Timing and Orphan Risk
Every millisecond of propagation delay increases the chance that another miner finds a competing block first. Before compact blocks and FIBRE, the median block propagation time was 6–12 seconds and orphan rates ran 1–2%. Today, with compact blocks as the default in Bitcoin Core and FIBRE covering key infrastructure, median propagation is under 2 seconds and the effective orphan rate is near zero for well-connected miners.
The worst-case scenario is a block found during a propagation gap — when a large miner’s block is still spreading and a smaller miner finds a second block at the same height.
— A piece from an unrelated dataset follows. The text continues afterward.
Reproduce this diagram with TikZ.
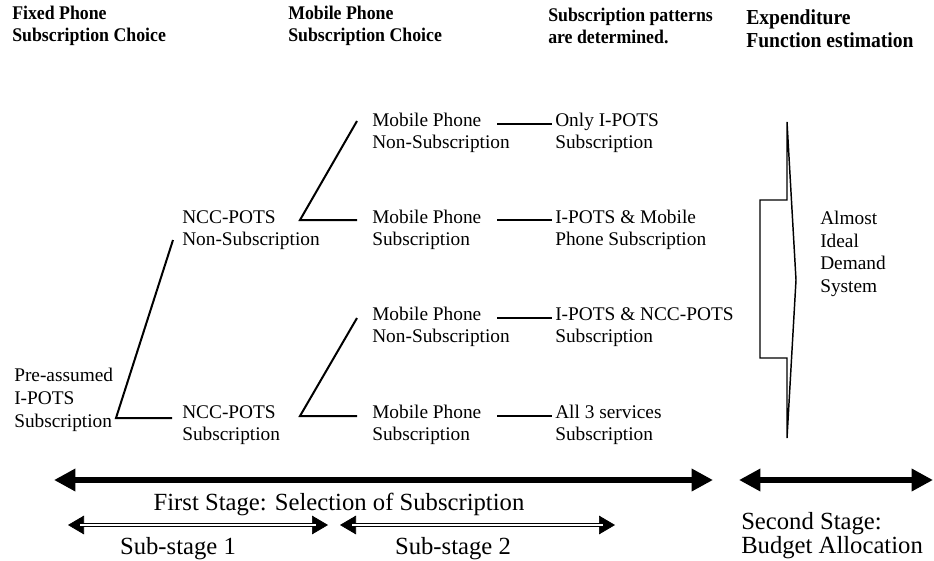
\documentclass[tikz,border=0pt]{standalone}
\usepackage{fontspec}
\setmainfont{Liberation Serif}
\newfontfamily\headfont[FakeStretch=0.92]{Liberation Serif}
\usetikzlibrary{arrows.meta}

\tikzset{
  choice/.style={anchor=west, align=left, inner sep=0pt,
    font=\fontsize{14.5}{17}\selectfont},
  heading/.style={anchor=west, align=left, inner sep=0pt,
    font=\headfont\bfseries\fontsize{14.5}{16.5}\selectfont},
  stagetext/.style={inner sep=0pt, font=\fontsize{18.5}{18}\selectfont},
  branch/.style={line width=1.5pt},
  stagearrow/.style={line width=5pt,
    {Triangle[length=16pt,width=16pt]}-{Triangle[length=16pt,width=16pt]}},
  subtips/.style={line width=0.5pt,
    {Triangle[length=12pt,width=14pt]}-{Triangle[length=12pt,width=14pt]}},
  subline/.style={double, line width=1.1pt, double distance=1.3pt,
    shorten <=9pt, shorten >=9pt}
}

\begin{document}
\begin{tikzpicture}[x=0.75pt,y=-0.75pt]
  \useasboundingbox (0,0) rectangle (934,560);

  % column headings
  \node[heading] (h1) at (12,26) {Fixed Phone\\Subscription Choice};
  \node[heading] (h2) at (288,26) {Mobile Phone\\Subscription Choice};
  \node[heading] (h3) at (548,26) {Subscription patterns\\are determined.};
  \node[heading, font=\headfont\bfseries\fontsize{16}{17}\selectfont] (h4)
    at (746,29) {Expenditure\\Function estimation};

  % choices
  \begin{scope}[every node/.style={choice}]
    \node (pre)  at (14,400)  {Pre-assumed\\I-POTS\\Subscription};
    \node (nccn) at (182,230) {NCC-POTS\\Non-Subscription};
    \node (nccs) at (182,425) {NCC-POTS\\Subscription};
    \node (mob1) at (372,133) {Mobile Phone\\Non-Subscription};
    \node (mob2) at (372,230) {Mobile Phone\\Subscription};
    \node (mob3) at (372,327) {Mobile Phone\\Non-Subscription};
    \node (mob4) at (372,425) {Mobile Phone\\Subscription};
    \node (pat1) at (555,133) {Only I-POTS\\Subscription};
    \node (pat2) at (555,230) {I-POTS \& Mobile\\Phone Subscription};
    \node (pat3) at (555,327) {I-POTS \& NCC-POTS\\Subscription};
    \node (pat4) at (555,425) {All 3 services\\Subscription};
    \node (aids) at (820,254) {Almost\\Ideal\\Demand\\System};
  \end{scope}

  \coordinate (r0) at (116,418);
  \coordinate (r1) at (300,220);
  \coordinate (r2) at (300,416);

  \begin{scope}[every path/.style={branch}]
    \draw ([shift={(-9,10)}]nccn.west) -- (r0) -- ([shift={(-10,-7)}]nccs.west);
    \draw ([shift={(-15,-12)}]mob1.west) -- (r1) -- ([shift={(-15,-10)}]mob2.west);
    \draw ([shift={(-15,-9)}]mob3.west) -- (r2) -- ([shift={(-15,-9)}]mob4.west);
    \draw ([shift={(125,-9)}]mob1.west) -- ([shift={(-3,-9)}]pat1.west);
    \draw ([shift={(125,-10)}]mob2.west) -- ([shift={(-3,-10)}]pat2.west);
    \draw ([shift={(125,-9)}]mob3.west) -- ([shift={(-3,-9)}]pat3.west);
    \draw ([shift={(125,-9)}]mob4.west) -- ([shift={(-3,-9)}]pat4.west);
  \end{scope}

  % arrow into the demand system
  \draw[line width=1.1pt, line join=miter]
    (787,122) -- (787,200) -- (760,200) -- (760,358) -- (787,358)
    -- (787,438) -- (796,280) -- cycle;

  % stages
  \coordinate (s1a) at (54,480);
  \coordinate (s1b) at (713,480);
  \coordinate (s2a) at (739,480);
  \coordinate (s2b) at (933,480);
  \draw[stagearrow] (s1a) -- (s1b);
  \draw[stagearrow] (s2a) -- (s2b);
  \node[stagetext] (st1) at (339,504) {First Stage: Selection of Subscription};
  \node[stagetext, anchor=west, align=left] (st2) at (741,536) {Second Stage:\\Budget Allocation};

  \coordinate (u1a) at (68,525);
  \coordinate (u1b) at (328,525);
  \coordinate (u2a) at (340,525);
  \coordinate (u2b) at (615,525);
  \draw[subtips] (u1a) -- (u1b);
  \draw[subline] (u1a) -- (u1b);
  \draw[subtips] (u2a) -- (u2b);
  \draw[subline] (u2a) -- (u2b);
  \node[stagetext] (sub1) at (178,549) {Sub-stage 1};
  \node[stagetext] (sub2) at (453,549) {Sub-stage 2};
\end{tikzpicture}
\end{document}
The smaller miner’s block may propagate faster (shorter path to relay nodes) and win the race despite being found later. This is why submission latency, not just hashrate, determines block acceptance probability.
Why It Matters
For miners and pools, block submission infrastructure is revenue protection. A valid block that propagates too slowly becomes an orphan block, forfeiting the block reward and transaction fees. For a pool finding several blocks per day, even a 0.1% orphan rate represents thousands of dollars in lost monthly revenue.
The decentralization angle matters equally. If only the largest pools have sub-second relay infrastructure, they gain a structural advantage over smaller operators. Open-source tools like FIBRE and Bitcoin Core’s built-in compact blocks help level the field, but smaller pools still lag in direct peering arrangements.